3 - Para efeitos do disposto no n.º 1, o interessado deve:
a) Apresentar certificados do registo criminal, emitidos pelos serviços competentes do país da naturalidade e da nacionalidade, bem como dos países onde tenha tido e tenha residência;
b) Apresentar documentos que comprovem a natureza das funções públicas ou do serviço militar prestados a Estado estrangeiro, sendo caso disso.
4 - A declaração é, ainda, instruída com certificado do registo criminal português sem prejuízo da dispensa da sua apresentação pelo interessado nos termos do n.º 7 do artigo 37.º
5 - O conservador ou o oficial dos registos pode, mediante requerimento do interessado, fundamentado na impossibilidade prática de apresentação dos documentos referidos na alínea a) do n.º 3, dispensar a sua junção, desde que não existam indícios da verificação do fundamento de oposição à aquisição da nacionalidade, que esses documentos se destinavam a comprovar.
6 - A Conservatória dos Registos Centrais deve solicitar as informações necessárias às entidades referidas no n.º 5 do artigo 27.º, sendo aplicável o disposto nos n.os 6 e 7 do mesmo artigo.

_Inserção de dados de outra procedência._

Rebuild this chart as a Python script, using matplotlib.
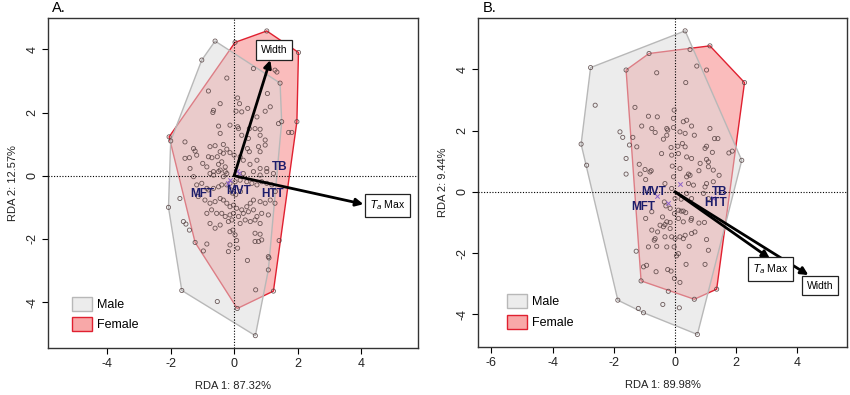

7 - Sempre que o conservador dos Registos Centrais ou qualquer outra entidade tiver conhecimento de factos suscetíveis de fundamentarem a oposição à aquisição da nacionalidade, por efeito da vontade ou por adoção, deve participá-los ao Ministério Público, junto do competente tribunal administrativo e fiscal, remetendo-lhe todos os elementos de que dispuser.
8 - O Ministério Público deve deduzir oposição nos tribunais administrativos e fiscais quando receba a participação prevista no número anterior.